▶ **Data provided**
(begin)

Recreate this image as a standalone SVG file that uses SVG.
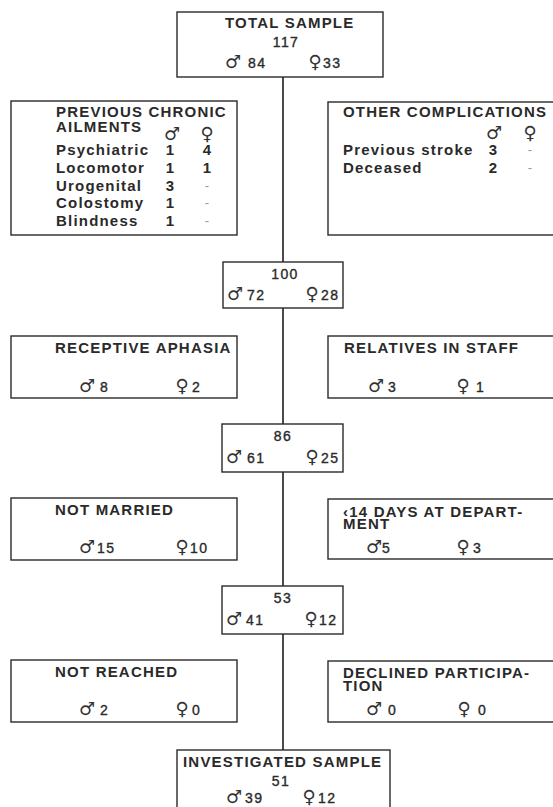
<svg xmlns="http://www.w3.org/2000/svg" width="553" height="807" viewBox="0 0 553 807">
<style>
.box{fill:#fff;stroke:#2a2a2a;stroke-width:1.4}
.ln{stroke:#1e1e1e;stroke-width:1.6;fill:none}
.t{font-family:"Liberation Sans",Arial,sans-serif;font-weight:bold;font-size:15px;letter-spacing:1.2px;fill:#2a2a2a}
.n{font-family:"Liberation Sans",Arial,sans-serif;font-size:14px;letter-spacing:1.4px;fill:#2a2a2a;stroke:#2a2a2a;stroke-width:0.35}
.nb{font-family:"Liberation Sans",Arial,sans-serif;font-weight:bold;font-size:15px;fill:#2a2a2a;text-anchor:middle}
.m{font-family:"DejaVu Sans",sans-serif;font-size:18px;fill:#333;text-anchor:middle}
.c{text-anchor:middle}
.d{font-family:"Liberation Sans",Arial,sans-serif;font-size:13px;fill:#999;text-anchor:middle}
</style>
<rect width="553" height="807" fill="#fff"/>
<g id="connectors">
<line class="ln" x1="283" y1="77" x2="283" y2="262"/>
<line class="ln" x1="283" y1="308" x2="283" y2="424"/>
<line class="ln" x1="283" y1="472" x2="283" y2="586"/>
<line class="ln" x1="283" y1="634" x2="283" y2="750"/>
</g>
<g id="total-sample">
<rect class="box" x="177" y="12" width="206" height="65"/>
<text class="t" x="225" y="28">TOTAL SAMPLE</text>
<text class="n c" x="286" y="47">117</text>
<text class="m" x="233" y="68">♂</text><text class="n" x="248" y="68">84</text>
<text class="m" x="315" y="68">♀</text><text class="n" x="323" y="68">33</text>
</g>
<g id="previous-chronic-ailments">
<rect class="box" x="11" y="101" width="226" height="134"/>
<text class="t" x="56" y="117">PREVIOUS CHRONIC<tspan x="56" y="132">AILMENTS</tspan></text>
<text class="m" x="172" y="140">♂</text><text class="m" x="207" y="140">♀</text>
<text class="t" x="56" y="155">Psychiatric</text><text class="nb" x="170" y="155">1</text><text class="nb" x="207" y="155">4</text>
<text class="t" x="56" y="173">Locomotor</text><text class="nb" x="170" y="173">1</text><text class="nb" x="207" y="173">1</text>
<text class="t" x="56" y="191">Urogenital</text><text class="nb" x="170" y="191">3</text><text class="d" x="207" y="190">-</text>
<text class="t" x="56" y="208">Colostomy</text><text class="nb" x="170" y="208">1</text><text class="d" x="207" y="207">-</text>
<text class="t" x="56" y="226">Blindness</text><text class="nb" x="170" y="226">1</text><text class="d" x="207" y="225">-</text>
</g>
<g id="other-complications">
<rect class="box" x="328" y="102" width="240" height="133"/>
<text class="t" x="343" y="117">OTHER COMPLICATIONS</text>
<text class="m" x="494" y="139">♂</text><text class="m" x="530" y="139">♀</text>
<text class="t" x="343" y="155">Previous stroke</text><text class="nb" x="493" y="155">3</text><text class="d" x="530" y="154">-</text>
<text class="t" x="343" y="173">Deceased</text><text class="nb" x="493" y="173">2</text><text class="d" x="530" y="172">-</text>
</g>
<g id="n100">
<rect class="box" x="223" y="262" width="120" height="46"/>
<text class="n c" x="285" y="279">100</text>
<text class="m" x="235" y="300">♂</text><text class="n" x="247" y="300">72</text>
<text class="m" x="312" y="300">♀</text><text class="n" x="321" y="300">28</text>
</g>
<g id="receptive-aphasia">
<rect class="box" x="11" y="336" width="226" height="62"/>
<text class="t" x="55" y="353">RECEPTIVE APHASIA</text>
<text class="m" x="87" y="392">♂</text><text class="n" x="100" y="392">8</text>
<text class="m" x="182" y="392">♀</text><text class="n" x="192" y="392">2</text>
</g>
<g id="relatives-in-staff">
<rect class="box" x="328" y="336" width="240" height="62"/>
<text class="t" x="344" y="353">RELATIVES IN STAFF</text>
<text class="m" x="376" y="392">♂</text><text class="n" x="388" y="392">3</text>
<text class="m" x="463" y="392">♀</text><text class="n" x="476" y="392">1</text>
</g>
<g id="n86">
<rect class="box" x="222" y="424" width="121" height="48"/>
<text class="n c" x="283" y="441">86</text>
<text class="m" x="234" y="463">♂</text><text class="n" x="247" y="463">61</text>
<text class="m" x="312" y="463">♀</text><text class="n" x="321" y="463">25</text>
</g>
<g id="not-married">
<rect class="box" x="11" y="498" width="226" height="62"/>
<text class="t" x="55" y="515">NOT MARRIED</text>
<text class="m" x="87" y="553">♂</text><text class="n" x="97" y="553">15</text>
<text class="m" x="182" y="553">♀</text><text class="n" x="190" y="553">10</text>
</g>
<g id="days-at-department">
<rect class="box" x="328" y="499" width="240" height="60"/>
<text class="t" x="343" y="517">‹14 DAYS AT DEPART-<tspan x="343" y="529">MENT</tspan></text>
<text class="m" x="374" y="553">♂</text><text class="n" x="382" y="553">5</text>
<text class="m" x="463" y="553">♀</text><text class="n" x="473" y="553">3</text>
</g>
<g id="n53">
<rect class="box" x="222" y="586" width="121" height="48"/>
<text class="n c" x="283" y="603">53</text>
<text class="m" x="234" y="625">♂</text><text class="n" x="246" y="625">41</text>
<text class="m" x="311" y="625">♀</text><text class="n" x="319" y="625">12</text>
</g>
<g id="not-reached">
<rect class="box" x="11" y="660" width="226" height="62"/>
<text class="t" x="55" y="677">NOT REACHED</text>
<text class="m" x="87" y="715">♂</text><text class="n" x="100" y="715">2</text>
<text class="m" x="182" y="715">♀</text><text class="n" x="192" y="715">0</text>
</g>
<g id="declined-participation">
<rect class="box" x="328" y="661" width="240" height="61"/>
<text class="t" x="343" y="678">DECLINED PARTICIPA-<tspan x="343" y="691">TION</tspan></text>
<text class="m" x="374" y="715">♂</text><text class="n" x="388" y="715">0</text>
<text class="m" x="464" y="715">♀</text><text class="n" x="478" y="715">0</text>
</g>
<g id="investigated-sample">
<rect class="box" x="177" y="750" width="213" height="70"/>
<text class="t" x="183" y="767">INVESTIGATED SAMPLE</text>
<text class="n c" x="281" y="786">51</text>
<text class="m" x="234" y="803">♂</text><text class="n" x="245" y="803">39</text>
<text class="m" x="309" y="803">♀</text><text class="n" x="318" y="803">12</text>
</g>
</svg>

(end)

▶ **Job**
Give the data again exactly as written, with all pictures left out.

▶ **Expected answer**
Recreate this image as a standalone SVG file that uses SVG.
<svg xmlns="http://www.w3.org/2000/svg" width="553" height="807" viewBox="0 0 553 807">
<style>
.box{fill:#fff;stroke:#2a2a2a;stroke-width:1.4}
.ln{stroke:#1e1e1e;stroke-width:1.6;fill:none}
.t{font-family:"Liberation Sans",Arial,sans-serif;font-weight:bold;font-size:15px;letter-spacing:1.2px;fill:#2a2a2a}
.n{font-family:"Liberation Sans",Arial,sans-serif;font-size:14px;letter-spacing:1.4px;fill:#2a2a2a;stroke:#2a2a2a;stroke-width:0.35}
.nb{font-family:"Liberation Sans",Arial,sans-serif;font-weight:bold;font-size:15px;fill:#2a2a2a;text-anchor:middle}
.m{font-family:"DejaVu Sans",sans-serif;font-size:18px;fill:#333;text-anchor:middle}
.c{text-anchor:middle}
.d{font-family:"Liberation Sans",Arial,sans-serif;font-size:13px;fill:#999;text-anchor:middle}
</style>
<rect width="553" height="807" fill="#fff"/>
<g id="connectors">
<line class="ln" x1="283" y1="77" x2="283" y2="262"/>
<line class="ln" x1="283" y1="308" x2="283" y2="424"/>
<line class="ln" x1="283" y1="472" x2="283" y2="586"/>
<line class="ln" x1="283" y1="634" x2="283" y2="750"/>
</g>
<g id="total-sample">
<rect class="box" x="177" y="12" width="206" height="65"/>
<text class="t" x="225" y="28">TOTAL SAMPLE</text>
<text class="n c" x="286" y="47">117</text>
<text class="m" x="233" y="68">♂</text><text class="n" x="248" y="68">84</text>
<text class="m" x="315" y="68">♀</text><text class="n" x="323" y="68">33</text>
</g>
<g id="previous-chronic-ailments">
<rect class="box" x="11" y="101" width="226" height="134"/>
<text class="t" x="56" y="117">PREVIOUS CHRONIC<tspan x="56" y="132">AILMENTS</tspan></text>
<text class="m" x="172" y="140">♂</text><text class="m" x="207" y="140">♀</text>
<text class="t" x="56" y="155">Psychiatric</text><text class="nb" x="170" y="155">1</text><text class="nb" x="207" y="155">4</text>
<text class="t" x="56" y="173">Locomotor</text><text class="nb" x="170" y="173">1</text><text class="nb" x="207" y="173">1</text>
<text class="t" x="56" y="191">Urogenital</text><text class="nb" x="170" y="191">3</text><text class="d" x="207" y="190">-</text>
<text class="t" x="56" y="208">Colostomy</text><text class="nb" x="170" y="208">1</text><text class="d" x="207" y="207">-</text>
<text class="t" x="56" y="226">Blindness</text><text class="nb" x="170" y="226">1</text><text class="d" x="207" y="225">-</text>
</g>
<g id="other-complications">
<rect class="box" x="328" y="102" width="240" height="133"/>
<text class="t" x="343" y="117">OTHER COMPLICATIONS</text>
<text class="m" x="494" y="139">♂</text><text class="m" x="530" y="139">♀</text>
<text class="t" x="343" y="155">Previous stroke</text><text class="nb" x="493" y="155">3</text><text class="d" x="530" y="154">-</text>
<text class="t" x="343" y="173">Deceased</text><text class="nb" x="493" y="173">2</text><text class="d" x="530" y="172">-</text>
</g>
<g id="n100">
<rect class="box" x="223" y="262" width="120" height="46"/>
<text class="n c" x="285" y="279">100</text>
<text class="m" x="235" y="300">♂</text><text class="n" x="247" y="300">72</text>
<text class="m" x="312" y="300">♀</text><text class="n" x="321" y="300">28</text>
</g>
<g id="receptive-aphasia">
<rect class="box" x="11" y="336" width="226" height="62"/>
<text class="t" x="55" y="353">RECEPTIVE APHASIA</text>
<text class="m" x="87" y="392">♂</text><text class="n" x="100" y="392">8</text>
<text class="m" x="182" y="392">♀</text><text class="n" x="192" y="392">2</text>
</g>
<g id="relatives-in-staff">
<rect class="box" x="328" y="336" width="240" height="62"/>
<text class="t" x="344" y="353">RELATIVES IN STAFF</text>
<text class="m" x="376" y="392">♂</text><text class="n" x="388" y="392">3</text>
<text class="m" x="463" y="392">♀</text><text class="n" x="476" y="392">1</text>
</g>
<g id="n86">
<rect class="box" x="222" y="424" width="121" height="48"/>
<text class="n c" x="283" y="441">86</text>
<text class="m" x="234" y="463">♂</text><text class="n" x="247" y="463">61</text>
<text class="m" x="312" y="463">♀</text><text class="n" x="321" y="463">25</text>
</g>
<g id="not-married">
<rect class="box" x="11" y="498" width="226" height="62"/>
<text class="t" x="55" y="515">NOT MARRIED</text>
<text class="m" x="87" y="553">♂</text><text class="n" x="97" y="553">15</text>
<text class="m" x="182" y="553">♀</text><text class="n" x="190" y="553">10</text>
</g>
<g id="days-at-department">
<rect class="box" x="328" y="499" width="240" height="60"/>
<text class="t" x="343" y="517">‹14 DAYS AT DEPART-<tspan x="343" y="529">MENT</tspan></text>
<text class="m" x="374" y="553">♂</text><text class="n" x="382" y="553">5</text>
<text class="m" x="463" y="553">♀</text><text class="n" x="473" y="553">3</text>
</g>
<g id="n53">
<rect class="box" x="222" y="586" width="121" height="48"/>
<text class="n c" x="283" y="603">53</text>
<text class="m" x="234" y="625">♂</text><text class="n" x="246" y="625">41</text>
<text class="m" x="311" y="625">♀</text><text class="n" x="319" y="625">12</text>
</g>
<g id="not-reached">
<rect class="box" x="11" y="660" width="226" height="62"/>
<text class="t" x="55" y="677">NOT REACHED</text>
<text class="m" x="87" y="715">♂</text><text class="n" x="100" y="715">2</text>
<text class="m" x="182" y="715">♀</text><text class="n" x="192" y="715">0</text>
</g>
<g id="declined-participation">
<rect class="box" x="328" y="661" width="240" height="61"/>
<text class="t" x="343" y="678">DECLINED PARTICIPA-<tspan x="343" y="691">TION</tspan></text>
<text class="m" x="374" y="715">♂</text><text class="n" x="388" y="715">0</text>
<text class="m" x="464" y="715">♀</text><text class="n" x="478" y="715">0</text>
</g>
<g id="investigated-sample">
<rect class="box" x="177" y="750" width="213" height="70"/>
<text class="t" x="183" y="767">INVESTIGATED SAMPLE</text>
<text class="n c" x="281" y="786">51</text>
<text class="m" x="234" y="803">♂</text><text class="n" x="245" y="803">39</text>
<text class="m" x="309" y="803">♀</text><text class="n" x="318" y="803">12</text>
</g>
</svg>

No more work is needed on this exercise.